Green Hydrogen

Green Energy Transition

Hydrogen plays a vital role in the renewable energy transition, with demand expected to grow by 2050 to reach net-zero emission targets. Although renewable energy sources such as solar and wind are essential in decarbonization, excess energy is difficult to store. Hydrogen is an energy-dense compound that provides energy storage and an alternative source of fuel for long-distance transportation, such as freight, airplanes, and other applications in heavy industry.

Green hydrogen is produced through a process called electrolysis, where water is split into oxygen and hydrogen using renewable energy sources. This process requires significant amounts of ultrapure, deionized water, which may create strain on already water-stressed regions. Using desalinated seawater can help to alleviate this issue. According to GWI, up to 2.5 million m³/day of deionized water may be needed for green hydrogen by 2030, and seawater desalination is expected to be the primary water source for approximately 65% of currently planned projects and reuse the source for another 15% of planned projects.

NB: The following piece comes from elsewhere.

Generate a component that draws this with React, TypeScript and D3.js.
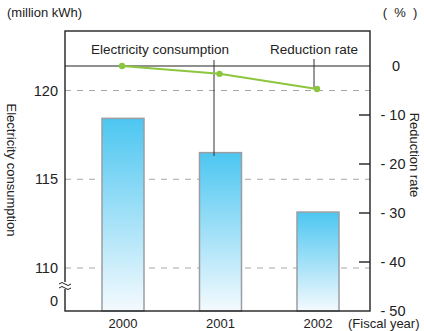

Energy Efficiency in Green Hydrogen Production

Producing ultrapure water from seawater necessitates reverse osmosis desalination. Because electrolysis and seawater reverse osmosis (SWRO) are highly energy-intensive, energy recovery devices can significantly reduce energy use to create ultrapure water by recycling pressure energy. The PX^® Pressure Exchanger^® can substantially lower the energy requirement of seawater reverse osmosis and match the initial feedwater quality requirements for green hydrogen projects while delivering efficiencies of up to 98%. Our PX can be implemented in direct seawater reverse osmosis (SWRO) or in wastewater reuse so that plants capitalize on energy savings and reuse the oxygen on site produced from electrolysis. This oxygen can be used for wastewater treatment needs, especially for bacteria in biological treatment processes.

Green energy sources are variable and can fluctuate based on region and season. Implementing ERDs can also reduce the total instantaneous energy demand of the water purification system when renewable sources, such as sunlight and wind, are unavailable.